Иду в корчму – в корчме все пьяно!
И Берка пьян! Ну, как тут быть?!
Он Мордехея от Амана
Не мог, бездельник, отличить!
Подобный растах* не был в плане!
Вот я к жиду: "Впряжешь ли кляч?"
Что ж жид в ответ? "Ни, шабес, пане!"
***
*Растах – остановка в пути (примеч. изд.) 12.
***
О, счастлив тот, кто не горяч!
Но если б и его заставить
В корчме с жидами шабаш править???
Я посмотрел бы!!!
Характерная деталь – повальное пьянство в корчме в общем-то евреев-трезвенников – приурочена Вельтманом к определенному событию: в праздник Пурим благочестивый еврей должен напиться так, чтобы не отличать проклятий Аману от благословений Мордехаю. Одно это уже свидетельствует о знании автором еврейских обычаев и еврейских праздников.
Особенно интересна "мистическая глава" ССLХII. В ожидании "приближения вещественного я" герой оказывается в неведомом мире, атрибутами которого, по всей видимости, должны были стать буквы древнееврейского алфавита, трактуемые в духе Каббалы, с которой Вельтман был безусловно знаком: "Налево показались строения.

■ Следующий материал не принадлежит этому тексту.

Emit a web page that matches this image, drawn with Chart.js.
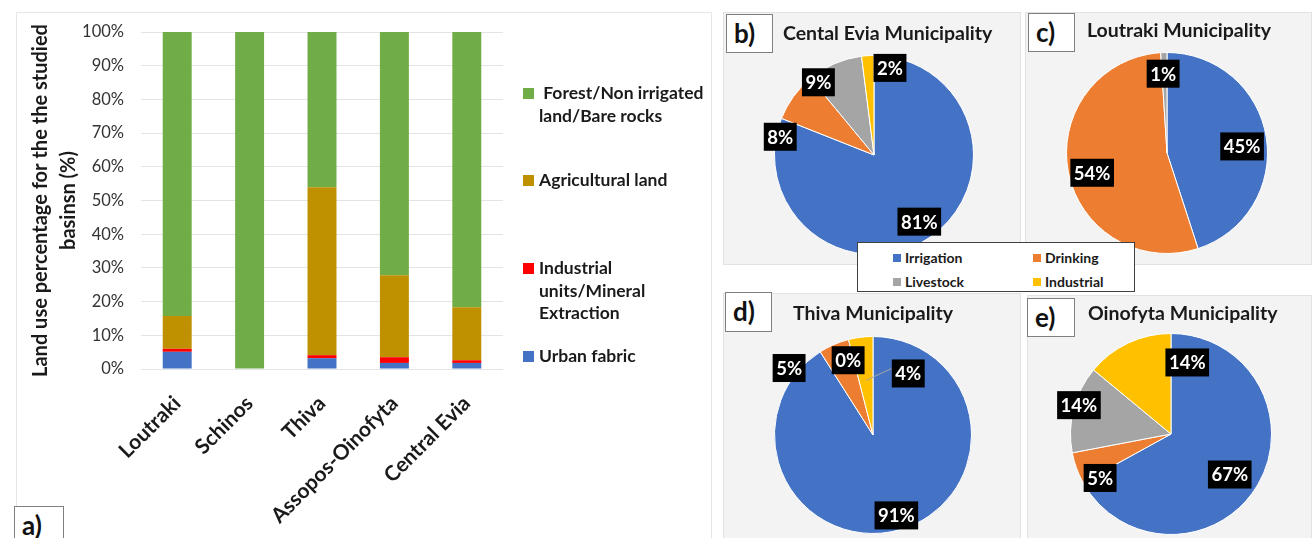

– Какое это селение? – спросил я у извозчика.
– Алеф! – отвечал он" 13
"Алеф" – первая буква (в астрологическом значении означает – мать), является мистическим синонимом: "мир божественный" 14. Здесь, в этом таинственном мире, буквы древнееврейского алфавита оказываются рефреном мистических событий, одним из которых становится бракосочетание героя с девой (видимо, Софией. – С.Д.): «"Не смея поднять своих взоров, я заметил, что прекрасное юное создание показало мне рукою, чтоб я сел… Все молчали, взоры всех были обращены на меня… Нетерпение подействовало… "Я не знаю, какое божество обратило на меня благосклонные взоры свои и доставило мне счастье быть здесь?" – произнес я тихо, обращаясь к молчаливой, прелестной деве. Она взглянула на меня нежно, и слово "Алеф!" вырвалось со вздохом из уст ее. "Алеф! Алеф!…" – раздалось по всей зале шепотом.